Jilbab di Barat

Berjilbab
bagi wanita muslimah adalah merupakan tuntunan agama yang asasi dan hukumnya
wajib. Itu berarti melaksanakannya adalah sebuah keniscayaan dan meninggalkannya
murupakan sebuah dosa, ma yuhasabu ‘ala fi’lihi wa yu’aqabu ‘ala tarkihi.

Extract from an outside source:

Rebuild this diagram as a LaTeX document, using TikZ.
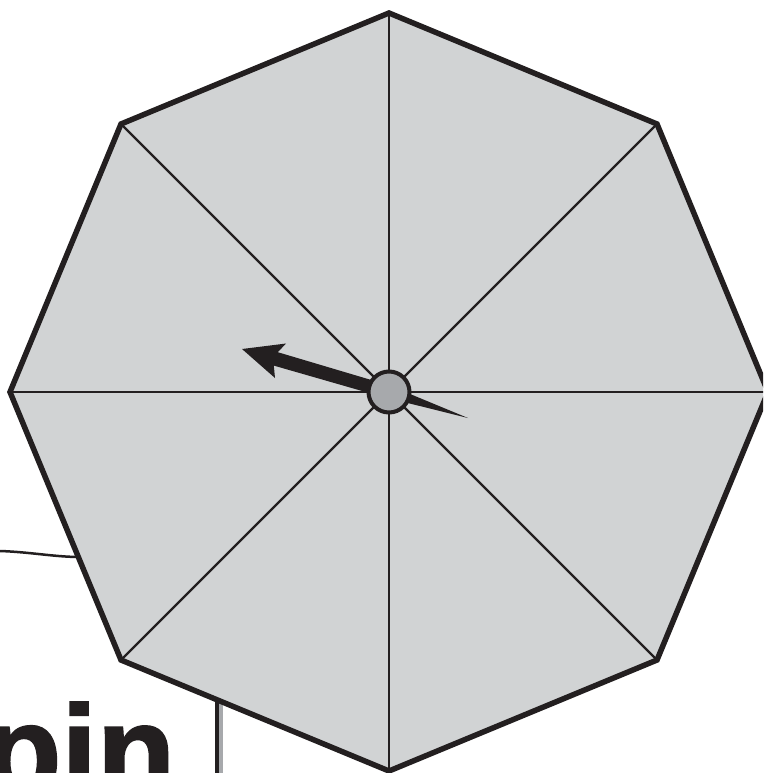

Demikian terminologi wajib dalam Ilmu Ushulul-fiqh.
Dalil-dalil
syar’i tentang jilbab dengan mudah kita dapatkan dalam Alquran, misalnya
perintah Allah kepada kaum lelaki dan perempuan yang beriman agar menundukkan
pandangannya serta memelihara kemaluannya. Dan khusus untuk perempuan agar
mereka jangan menampakkan perhiasannya (perhiasan bagi wanita adalah seluruh
auratnya), kecuali yang biasa nampak dari padanya. Dan hendaklah mereka menutupkan
kain kerudung ke dadanya, (QS. An-Nur, 30-31). Juga firman Allah yang memberi
peringatan kepada segenap manusia bahwa Allah telah menurunkan pakaian yang
bertujuan untuk menutup aurat sekaligus sebagai perhiasan, dan pakaian takwa
(dengan menutup aurat) adalah yang paling baik, (QS. Al-A’raf, 26).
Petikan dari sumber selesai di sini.